The paper doesn’t look very deep to me, but then again it was written for the Mathematical Intelligencer, which is — sorry — not a very deep journal. It’s more about mathematicians than about mathematics; it has an explicit “Viewpoint column” that says “Disagreement and controversy are welcome”; it publishes poems, philosophy and politics. What it doesn’t seem to publish (or at least not in the few issues I’ve checked) are proofs. I’m a bit surprised that NYJM took the paper, seeing that it is indeed not a strong research paper — maybe someone was trying to make a point here.
– Darij Grinberg who was then an Assistant Professor
at Drexel University for research and math
A second reason to be sceptical of the theory is that it depends on the idea that how good one is at mathematics is a question of raw brainpower. But that is a damaging myth that puts many people off doing mathematics who could have enjoyed it and thrived at it. I have often come across students who astound me with their ability to solve problems far more quickly than I can, (not all of them male).
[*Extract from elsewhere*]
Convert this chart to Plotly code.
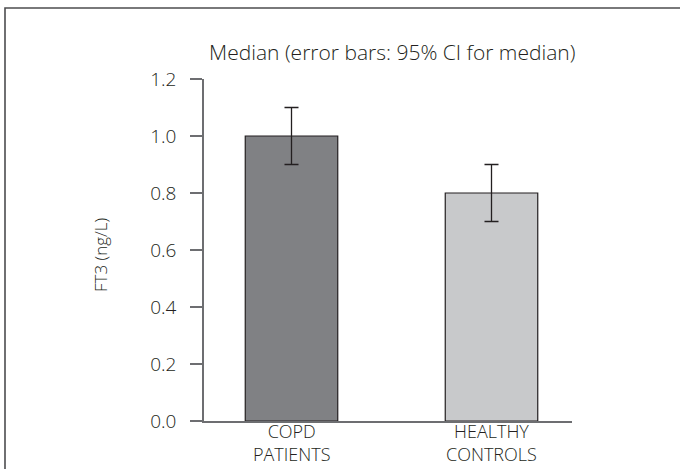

Some of them go on to be extremely successful mathematicians, but not all. And some who seem quite ordinary go on to do extraordinary things later on. It is clear that while an unusual level of raw brainpower, whatever that might be, often helps, it is far from necessary and far from sufficient for becoming a successful mathematician: it is part of a mix that includes dedication, hard work, enthusiasm, and often a big slice of luck. And as one gains in experience, one gains in brainpower — not raw any more, but who cares whether it is hardware or software? So even if it turned out that the genetic variability hypothesis was correct and could be applied to something called raw mathematical brainpower, a conclusion that would be very hard to establish convincingly (it’s certainly not enough to point out that males find it easier to visualize rotating 3D objects in their heads), that still wouldn’t imply that it is pointless to try to correct the underrepresentation of women amongst the higher ranks of mathematicians. When I was a child, almost all doctors and lawyers were men, and during my lifetime I have seen that change completely. The gender imbalance amongst mathematicians has changed more slowly, but there is no reason in principle that the pace couldn’t pick up substantially.
– Timothy Gowers, professor at the Collège de France
BTW, the Trump appointee that pointed at that 2018 paper, is a big biased tool. As noted, it is the toxic narrative that also has to be taken in context:
They’re a Trump appointee, so I certainly wouldn’t doubt that.
I can’t parse this sentence. Are you saying that the original paper itself was politicized? Or the reaction to it being taken down was politicized? I haven’t been able to read the original paper, do you have a link to it? Or are we all just working off various descriptions of the original paper from the author and from people who criticized him?
But that only addresses the second issue. (And i doubt you are right about the fraction of human males who reproduced in pre-agricultural societies. There are some species where a few males father all the offspring. But i don’t think that describes chimps or bonobos, and it seems unlikely it describes many human societies.) It doesn’t address the really weird hypothesis.
If you look at the paper, it assumes, in essence, that there’s a gene for variability. And that males are under evolutionary pressure to exhibit this gene. (Which is presumably sex-linked.) That’s not how most traits are selected. The paper just doesn’t make biological sense. It’s really a nutty paper.
Take a look at it. You have to wade through a lot of glurge before you get to the meat, but the meat doesn’t make biological sense.